== Stored rows ==
<<<<

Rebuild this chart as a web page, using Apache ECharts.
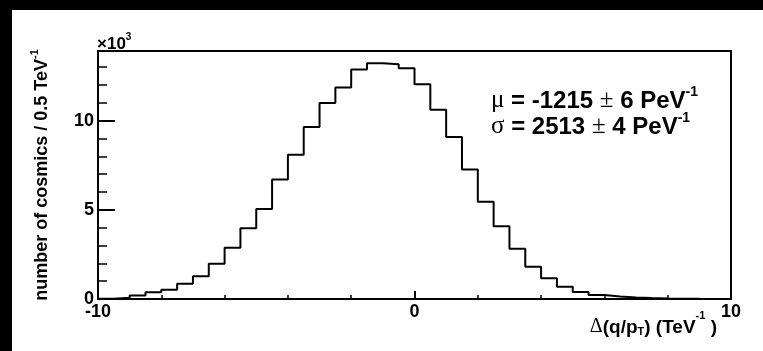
<!DOCTYPE html>
<html>
<head>
<meta charset="utf-8">
<script src="https://cdn.jsdelivr.net/npm/echarts@6/dist/echarts.min.js"></script>
<style>
  html, body { margin: 0; padding: 0; background: #fff; }
  #chart { width: 763px; height: 351px; }
</style>
</head>
<body>
<div id="chart"></div>
<script>
// histogram bins: lower edges (TeV^-1), 0.5 wide, last edge closes the range
var binEdges = [-10, -9.5, -9, -8.5, -8, -7.5, -7, -6.5, -6, -5.5,
                -5, -4.5, -4, -3.5, -3, -2.5, -2, -1.5, -1, -0.5,
                0, 0.5, 1, 1.5, 2, 2.5, 3, 3.5, 4, 4.5,
                5, 5.5, 6, 6.5, 7, 7.5, 8, 8.5, 9, 9.5, 10];
var counts = [20, 75, 200, 380, 520, 860, 1280, 1980, 2870, 3970,
              5050, 6700, 8080, 9640, 10990, 11850, 12860, 13220, 13160, 12930,
              12030, 10610, 9080, 7260, 5450, 4080, 2820, 1810, 1170, 680,
              390, 230, 145, 90, 50, 30, 15, 8, 4, 2];
var xTicks = [-10, 0, 10];
var yTicks = [0, 5, 10];   // in units of 10^3
var fitMean = ['-1215', '6'];
var fitSigma = ['2513', '4'];

var sans = 'Liberation Sans';
var serif = 'Liberation Serif';

function richStyles(size) {
  return {
    b: { fontFamily: sans, fontWeight: 'bold', fontSize: size, color: '#000', lineHeight: size + 4, verticalAlign: 'bottom' },
    g: { fontFamily: serif, fontWeight: 'normal', fontSize: size + 1, color: '#000', lineHeight: size + 4, verticalAlign: 'bottom' },
    sup: { fontFamily: sans, fontWeight: 'bold', fontSize: Math.round(size * 0.6), color: '#000', lineHeight: size + 4, verticalAlign: 'top' },
    sub: { fontFamily: sans, fontWeight: 'bold', fontSize: Math.round(size * 0.6), color: '#000', lineHeight: size + 8, verticalAlign: 'bottom' }
  };
}

// step outline: one point per bin edge, the last repeats the last bin
var histData = [];
for (var i = 0; i < counts.length; i++) {
  histData.push([binEdges[i], counts[i]]);
}
histData.push([binEdges[binEdges.length - 1], counts[counts.length - 1]]);

var myChart = echarts.init(document.getElementById('chart'));
var options = {};
options.backgroundColor = '#fff';
options.animation = false;
options.grid = {
  left: 98, top: 51, right: 32, bottom: 52,
  show: true, borderColor: '#000', borderWidth: 2, backgroundColor: '#fff'
};
options.xAxis = {
  type: 'value',
  min: xTicks[0], max: xTicks[xTicks.length - 1], interval: 10,
  axisLine: { show: true, onZero: false, lineStyle: { color: '#000', width: 2 } },
  axisTick: { show: true, inside: true, length: 8, lineStyle: { color: '#000', width: 2 } },
  minorTick: { show: true, splitNumber: 5, length: 4, lineStyle: { color: '#000', width: 1.5 } },
  splitLine: { show: false },
  axisLabel: {
    margin: 4, fontFamily: sans, fontWeight: 'bold', fontSize: 18, color: '#000',
    showMinLabel: true, showMaxLabel: true
  }
};
options.yAxis = [{
  type: 'value',
  min: 0, max: 13900, interval: 1000,
  axisLine: { show: true, onZero: false, lineStyle: { color: '#000', width: 2 } },
  axisTick: { show: true, inside: true, length: 9, lineStyle: { color: '#000', width: 1.5 } },
  splitLine: { show: false },
  axisLabel: {
    margin: 4, fontFamily: sans, fontWeight: 'bold', fontSize: 18, color: '#000',
    showMaxLabel: false,
    formatter: function (v) {
      var k = v / 1000;
      return yTicks.indexOf(k) >= 0 ? String(k) : '';
    }
  },
  name: '{b|number of cosmics / 0.5 TeV}{sup|-1}',
  nameLocation: 'middle',
  nameRotate: 90,
  nameGap: 47,
  nameTextStyle: { rich: richStyles(18) }
}, {
  type: 'value',
  min: 0, max: 13900, interval: 5000,
  position: 'left',
  axisLine: { show: true, onZero: false, lineStyle: { color: '#000', width: 2 } },
  axisTick: { show: true, inside: true, length: 17, lineStyle: { color: '#000', width: 2 } },
  splitLine: { show: false },
  axisLabel: { show: false }
}];
options.series = [{
  type: 'line',
  step: 'end',
  data: histData,
  yAxisIndex: 0,
  symbol: 'none',
  lineStyle: { color: '#000', width: 2 },
  z: 3
}];
options.graphic = [
  { type: 'rect', shape: { x: 0, y: 0, width: 763, height: 10 }, style: { fill: '#000' } },
  { type: 'rect', shape: { x: 0, y: 0, width: 12, height: 351 }, style: { fill: '#000' } },
  {
    type: 'text', left: 97, top: 32,
    style: { text: '{b|×10}{sup|3}', rich: richStyles(17) }
  },
  {
    type: 'text', left: 491, top: 85,
    style: {
      text: '{g|μ}{b| = ' + fitMean[0] + ' }{g|±}{b| ' + fitMean[1] + ' PeV}{sup|-1}',
      rich: richStyles(24)
    }
  },
  {
    type: 'text', left: 491, top: 111,
    style: {
      text: '{g|σ}{b| = ' + fitSigma[0] + ' }{g|±}{b| ' + fitSigma[1] + ' PeV}{sup|-1}',
      rich: richStyles(24)
    }
  },
  {
    type: 'text', right: 46, top: 310,
    style: {
      text: '{g|Δ}{b|(q/p}{sub|T}{b|) (TeV}{sup|-1}{b| )}',
      rich: richStyles(19)
    }
  }
];
myChart.setOption(options);
</script>
</body>
</html>
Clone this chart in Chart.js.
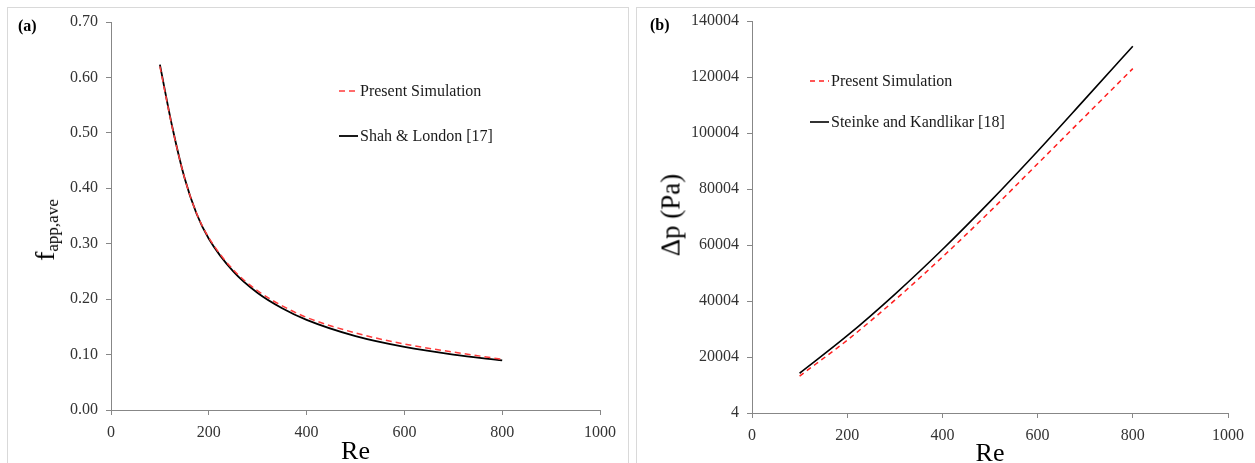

>>>>

== Your objective ==
Only lines belong in the copy: transcribe those from the start of the data through the line that contains "counts[counts.length - 1]]);", and skip the pictures.

== Answer to this exercise ==
Rebuild this chart as a web page, using Apache ECharts.
<!DOCTYPE html>
<html>
<head>
<meta charset="utf-8">
<script src="https://cdn.jsdelivr.net/npm/echarts@6/dist/echarts.min.js"></script>
<style>
  html, body { margin: 0; padding: 0; background: #fff; }
  #chart { width: 763px; height: 351px; }
</style>
</head>
<body>
<div id="chart"></div>
<script>
// histogram bins: lower edges (TeV^-1), 0.5 wide, last edge closes the range
var binEdges = [-10, -9.5, -9, -8.5, -8, -7.5, -7, -6.5, -6, -5.5,
                -5, -4.5, -4, -3.5, -3, -2.5, -2, -1.5, -1, -0.5,
                0, 0.5, 1, 1.5, 2, 2.5, 3, 3.5, 4, 4.5,
                5, 5.5, 6, 6.5, 7, 7.5, 8, 8.5, 9, 9.5, 10];
var counts = [20, 75, 200, 380, 520, 860, 1280, 1980, 2870, 3970,
              5050, 6700, 8080, 9640, 10990, 11850, 12860, 13220, 13160, 12930,
              12030, 10610, 9080, 7260, 5450, 4080, 2820, 1810, 1170, 680,
              390, 230, 145, 90, 50, 30, 15, 8, 4, 2];
var xTicks = [-10, 0, 10];
var yTicks = [0, 5, 10];   // in units of 10^3
var fitMean = ['-1215', '6'];
var fitSigma = ['2513', '4'];

var sans = 'Liberation Sans';
var serif = 'Liberation Serif';

function richStyles(size) {
  return {
    b: { fontFamily: sans, fontWeight: 'bold', fontSize: size, color: '#000', lineHeight: size + 4, verticalAlign: 'bottom' },
    g: { fontFamily: serif, fontWeight: 'normal', fontSize: size + 1, color: '#000', lineHeight: size + 4, verticalAlign: 'bottom' },
    sup: { fontFamily: sans, fontWeight: 'bold', fontSize: Math.round(size * 0.6), color: '#000', lineHeight: size + 4, verticalAlign: 'top' },
    sub: { fontFamily: sans, fontWeight: 'bold', fontSize: Math.round(size * 0.6), color: '#000', lineHeight: size + 8, verticalAlign: 'bottom' }
  };
}

// step outline: one point per bin edge, the last repeats the last bin
var histData = [];
for (var i = 0; i < counts.length; i++) {
  histData.push([binEdges[i], counts[i]]);
}
histData.push([binEdges[binEdges.length - 1], counts[counts.length - 1]]);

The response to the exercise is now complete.